I’m just not into birthdays anymore.



June 16, 2004


I was brought back to those years back in my hometown when watching Netherlands vs. Germany’s football match earlier this morning.

To those nights I spent with some of my brothers and sisters in front of the TV, focusing on the match and occasionally sipping our coffee, groaning over some silly maneuvers and screaming in joy whenever our favorite player or team scored, shouting furiously whenever our favorite player was fouled by the opponent or when the referee made stupid judgments (often based on our subjective judgments, though). 



Those are the days when I was still a teenager. When dad used to ride me to school on his motorcycle and when I used to go home on foot with some friends, or mostly alone as not many of my friends lived in the same neighborhood.

When my mom used to spend the afternoon with me feeding our vast numbers of chicken.

When one of my brothers used to take me to Warung Susu Segar dan Roti Bakar Alun-alun Proliman on weekends simply to enjoy the night fresh air while sitting on the mattress and enjoying some ice chocolate and toast.

When my sisters used to take me to our monthly shopping to Solo, and enjoying some meatballs before going home.

When I used to play “George & Timmy” with my dog in the backyard after school; I’d lay on the grass with my dog beside me, pretending to be George on Kirrin Island.

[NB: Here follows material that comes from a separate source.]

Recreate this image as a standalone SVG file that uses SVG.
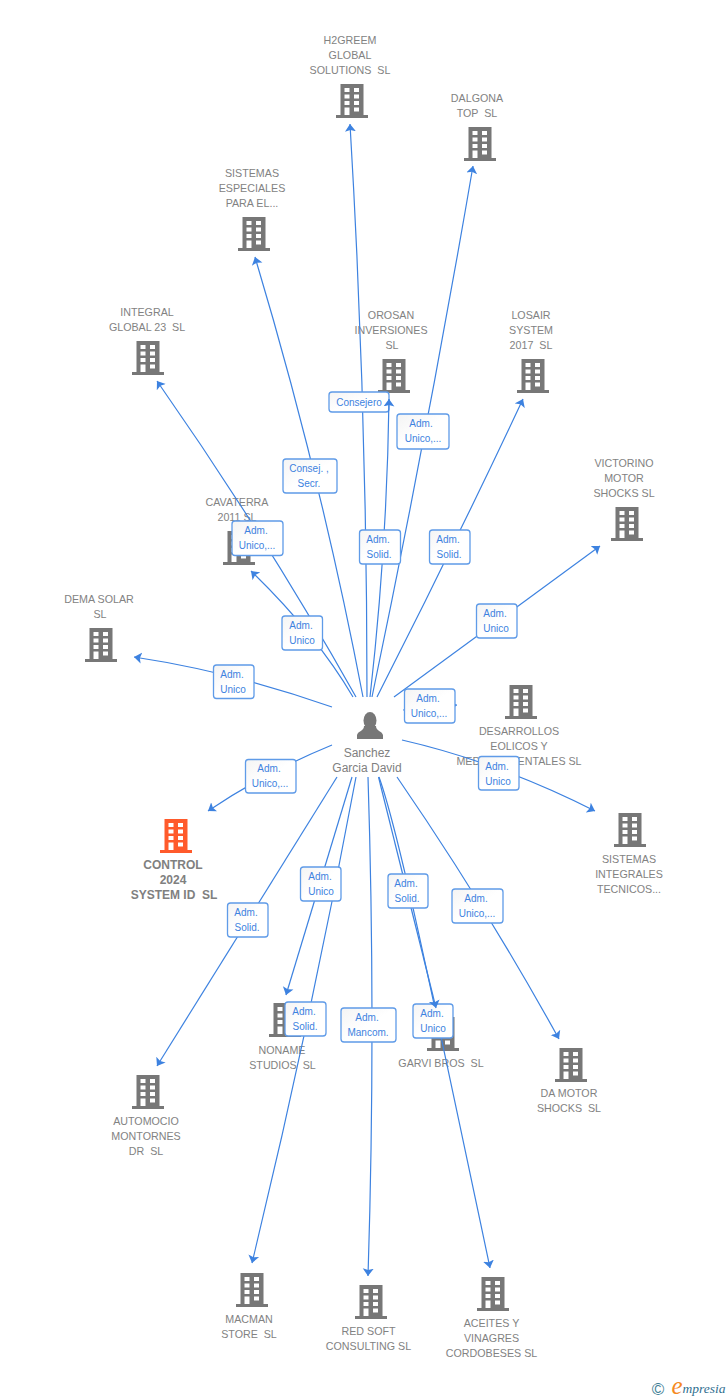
<svg xmlns="http://www.w3.org/2000/svg" width="728" height="1400" viewBox="0 0 728 1400">
<style>
text{font-family:"Liberation Sans",Arial,sans-serif;white-space:pre;text-anchor:middle}
.n{font-size:10.7px;fill:#828282}
.p{font-size:12px;fill:#808080}
.b{font-size:12px;font-weight:bold;fill:#808080}
.e{fill:none;stroke:#3d82e0;stroke-width:1.2;marker-end:url(#a)}
.l rect{fill:url(#g);stroke:#5f9be8;stroke-width:1.3}
.l text{font-size:10px;fill:#3d82e0}
</style>
<defs>
<marker id="a" markerUnits="userSpaceOnUse" markerWidth="9" markerHeight="12" refX="7.5" refY="6" orient="auto"><path d="M0,.5L7.5,6L0,11.500L1.6,6z" fill="#3d82e0"/></marker>
<linearGradient id="g" x1="0" y1="0" x2="1" y2="1"><stop offset="0" stop-color="#f4f4f4"/><stop offset=".5" stop-color="#fff"/></linearGradient>
<g id="bd"><path fill-rule="evenodd" d="M-11.5,-34H11.5V-3H16V0H-16V-3H-11.5ZM-7.5,-30V-26H-2.5V-30ZM2,-30V-26H7V-30ZM-7.5,-23.5V-19.5H-2.5V-23.5ZM2,-23.5V-19.5H7V-23.5ZM-7.5,-17V-13H-2.5V-17ZM2,-17V-13H7V-17ZM-7.5,-10.5V-3H-2.5V-10.5ZM2,-10.5V-6.5H7V-10.5Z"/></g>
</defs>
<rect width="728" height="1400" fill="#fff"/>

<g id="node-h2greem" fill="#777"><use href="#bd" x="352" y="118"/><text class="n" x="350" y="44">H2GREEM</text><text class="n" x="350" y="59">GLOBAL</text><text class="n" x="350" y="74">SOLUTIONS  SL</text></g>
<g id="node-dalgona" fill="#777"><use href="#bd" x="480" y="161"/><text class="n" x="477" y="102">DALGONA</text><text class="n" x="477" y="117">TOP  SL</text></g>
<g id="node-sistemas-especiales" fill="#777"><use href="#bd" x="254" y="251"/><text class="n" x="252" y="177">SISTEMAS</text><text class="n" x="252" y="192">ESPECIALES</text><text class="n" x="252" y="207">PARA EL...</text></g>
<g id="node-integral" fill="#777"><use href="#bd" x="148" y="375"/><text class="n" x="147" y="316">INTEGRAL</text><text class="n" x="147" y="331">GLOBAL 23  SL</text></g>
<g id="node-orosan" fill="#777"><use href="#bd" x="394" y="393"/><text class="n" x="391" y="319">OROSAN</text><text class="n" x="391" y="334">INVERSIONES</text><text class="n" x="392" y="349">SL</text></g>
<g id="node-losair" fill="#777"><use href="#bd" x="533" y="393"/><text class="n" x="531" y="319">LOSAIR</text><text class="n" x="531" y="334">SYSTEM</text><text class="n" x="531" y="349">2017  SL</text></g>
<g id="node-victorino" fill="#777"><use href="#bd" x="627" y="541"/><text class="n" x="624" y="467">VICTORINO</text><text class="n" x="624" y="482">MOTOR</text><text class="n" x="624" y="497">SHOCKS SL</text></g>
<g id="node-cavaterra" fill="#777"><use href="#bd" x="239" y="565"/><text class="n" x="237" y="506">CAVATERRA</text><text class="n" x="237" y="521">2011 SL</text></g>
<g id="node-dema" fill="#777"><use href="#bd" x="101" y="662"/><text class="n" x="99" y="603">DEMA SOLAR</text><text class="n" x="100" y="618">SL</text></g>
<g id="node-desarrollos" fill="#777"><use href="#bd" x="521" y="719"/><text class="n" x="519" y="735">DESARROLLOS</text><text class="n" x="519" y="750">EOLICOS Y</text><text class="n" x="519" y="765">MEDIOAMBIENTALES SL</text></g>
<g id="node-sistemas-integrales" fill="#777"><use href="#bd" x="630" y="847"/><text class="n" x="629" y="863">SISTEMAS</text><text class="n" x="629" y="878">INTEGRALES</text><text class="n" x="629" y="893">TECNICOS...</text></g>
<g id="node-control" fill="#ff5a2b"><use href="#bd" x="176" y="853"/><text class="b" x="173" y="869">CONTROL</text><text class="b" x="173" y="884">2024</text><text class="b" x="174" y="899">SYSTEM ID  SL</text></g>
<g id="node-automocio" fill="#777"><use href="#bd" x="148" y="1109"/><text class="n" x="146" y="1125">AUTOMOCIO</text><text class="n" x="146" y="1140">MONTORNES</text><text class="n" x="146" y="1155">DR  SL</text></g>
<g id="node-noname" fill="#777"><use href="#bd" x="285" y="1037"/><text class="n" x="282" y="1054">NONAME</text><text class="n" x="282.500" y="1069">STUDIOS  SL</text></g>
<g id="node-garvi" fill="#777"><use href="#bd" x="443" y="1051"/><text class="n" x="441" y="1067">GARVI BROS  SL</text></g>
<g id="node-da-motor" fill="#777"><use href="#bd" x="571" y="1082"/><text class="n" x="569" y="1097">DA MOTOR</text><text class="n" x="569" y="1112">SHOCKS  SL</text></g>
<g id="node-macman" fill="#777"><use href="#bd" x="252" y="1307"/><text class="n" x="249" y="1323">MACMAN</text><text class="n" x="249" y="1338">STORE  SL</text></g>
<g id="node-red-soft" fill="#777"><use href="#bd" x="371" y="1319"/><text class="n" x="368.500" y="1335">RED SOFT</text><text class="n" x="368.500" y="1350">CONSULTING SL</text></g>
<g id="node-aceites" fill="#777"><use href="#bd" x="493" y="1311"/><text class="n" x="491.500" y="1327">ACEITES Y</text><text class="n" x="491.500" y="1342">VINAGRES</text><text class="n" x="491.500" y="1357">CORDOBESES SL</text></g>
<g id="node-person" fill="#777"><ellipse cx="370" cy="720.5" rx="6.5" ry="8.5"/><path d="M364,726C364,731 358,731 357,735V739H383V735C382,731 376,731 376,726Z"/><text class="p" x="367" y="757">Sanchez</text><text class="p" x="367" y="772">Garcia David</text></g>

<g id="connectors">
<path class="e" d="M356,697Q267.500,539 157,381"/>
<path class="e" d="M353,697Q316,634 251,571"/>
<path class="e" d="M363,697Q321,477 255,257"/>
<path class="e" d="M367,697Q367,410 350,124"/>
<path class="e" d="M372,697Q427.500,431.500 473,166"/>
<path class="e" d="M377,697Q453,548 523,399"/>
<path class="e" d="M394,697L600,546"/>
<path class="e" d="M403,710L457,705"/>
<path class="e" d="M402,740Q498,762 595,811"/>
<path class="e" d="M332,707Q233,672 134,657"/>
<path class="e" d="M332,745Q266,772 208,811"/>
<path class="e" d="M337,777L157,1066"/>
<path class="e" d="M352,777L286,995"/>
<path class="e" d="M356,777Q311,1020 252,1263"/>
<path class="e" d="M368,777Q376,1026 368,1276"/>
<path class="e" d="M379,777C398,830 425,960 490,1268"/>
<path class="e" d="M397,777Q485,905 559,1039"/>
<g class="l"><rect x="329" y="392" width="60" height="20" rx="3"/><text x="359" y="405.500">Consejero</text></g>
<g class="l"><rect x="413" y="1004" width="40" height="34" rx="3"/><text x="432" y="1017">Adm.</text><text x="433" y="1032">Unico</text></g>
<path class="e" d="M370,697Q387,548 389,399"/>
<path class="e" d="M378.500,777L436,1008"/>
<g class="l"><rect x="232" y="521" width="51" height="34.500" rx="3"/><text x="256" y="534">Adm.</text><text x="257" y="549">Unico,...</text></g>
<g class="l"><rect x="282" y="616" width="40.500" height="34" rx="3"/><text x="301" y="629">Adm.</text><text x="302" y="644">Unico</text></g>
<g class="l"><rect x="283" y="459" width="54" height="34" rx="3"/><text x="309" y="472">Consej. ,</text><text x="309" y="487">Secr.</text></g>
<g class="l"><rect x="359.500" y="530" width="41" height="34" rx="3"/><text x="378" y="543">Adm.</text><text x="379" y="558">Solid.</text></g>
<g class="l"><rect x="397" y="414" width="52" height="35" rx="3"/><text x="421" y="427">Adm.</text><text x="423" y="442">Unico,...</text></g>
<g class="l"><rect x="429.500" y="530" width="40.500" height="34" rx="3"/><text x="448" y="543">Adm.</text><text x="449" y="558">Solid.</text></g>
<g class="l"><rect x="476.500" y="604" width="40.500" height="34" rx="3"/><text x="495" y="617">Adm.</text><text x="496" y="632">Unico</text></g>
<g class="l"><rect x="404.500" y="689" width="50.500" height="34" rx="3"/><text x="428" y="702">Adm.</text><text x="429" y="717">Unico,...</text></g>
<g class="l"><rect x="478.500" y="756.500" width="40.500" height="33.500" rx="3"/><text x="497" y="770">Adm.</text><text x="498" y="785">Unico</text></g>
<g class="l"><rect x="213.500" y="665" width="40.500" height="33.500" rx="3"/><text x="232" y="678">Adm.</text><text x="233" y="693">Unico</text></g>
<g class="l"><rect x="245.500" y="759.500" width="50.500" height="33.500" rx="3"/><text x="269" y="772">Adm.</text><text x="270" y="787">Unico,...</text></g>
<g class="l"><rect x="227.500" y="903" width="40.500" height="34" rx="3"/><text x="246" y="916">Adm.</text><text x="247" y="931">Solid.</text></g>
<g class="l"><rect x="300.500" y="867" width="40.500" height="34" rx="3"/><text x="320" y="880">Adm.</text><text x="321" y="895">Unico</text></g>
<g class="l"><rect x="285" y="1002" width="41" height="34" rx="3"/><text x="304" y="1015">Adm.</text><text x="305" y="1030">Solid.</text></g>
<g class="l"><rect x="341" y="1008" width="55" height="34" rx="3"/><text x="367" y="1021">Adm.</text><text x="368" y="1036">Mancom.</text></g>
<g class="l"><rect x="388" y="874" width="40" height="34" rx="3"/><text x="406" y="887">Adm.</text><text x="407" y="902">Solid.</text></g>
<g class="l"><rect x="452" y="889" width="51" height="34" rx="3"/><text x="476" y="902">Adm.</text><text x="477" y="917">Unico,...</text></g>
</g>

<g id="logo">
<text x="658" y="1395" style="font-size:17px;fill:#3f7f96">©</text>
<text x="677" y="1394" style="font-family:'Liberation Serif',serif;font-style:italic;font-size:25px;fill:#f58a1f">e</text>
<text x="704" y="1393" style="font-family:'Liberation Serif',serif;font-style:italic;font-size:13.5px;fill:#2f6f8f">mpresia</text>
</g>
</svg>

That was… years ago! And I just realized how I miss all that!



Now…

I don’t think I could ask dad to give me a ride to school every morning anymore (for I’m no longer in school, obviously). I don’t think I could spend the afternoon with my mom, chatting while feeding the chickens anymore (we no longer keep chickens). I don’t think I could ask my brother for a night stroll anymore (he’s married and live in other part of the city). I don’t think I could go with my sisters for the monthly shopping anymore (cause she now lives in East Java… Ever imagine a cross-provincial monthly shopping?). I don’t think I could lay on the grass together with my dog in the backyard pretending to be George Kirrin anymore (especially when I no longer have dog. There is no such thing as George Kirrin without Timmy, no? She would just commit suicide, I reckon. Or, simply cease to exist… Plus, we don’t have backyard anymore…)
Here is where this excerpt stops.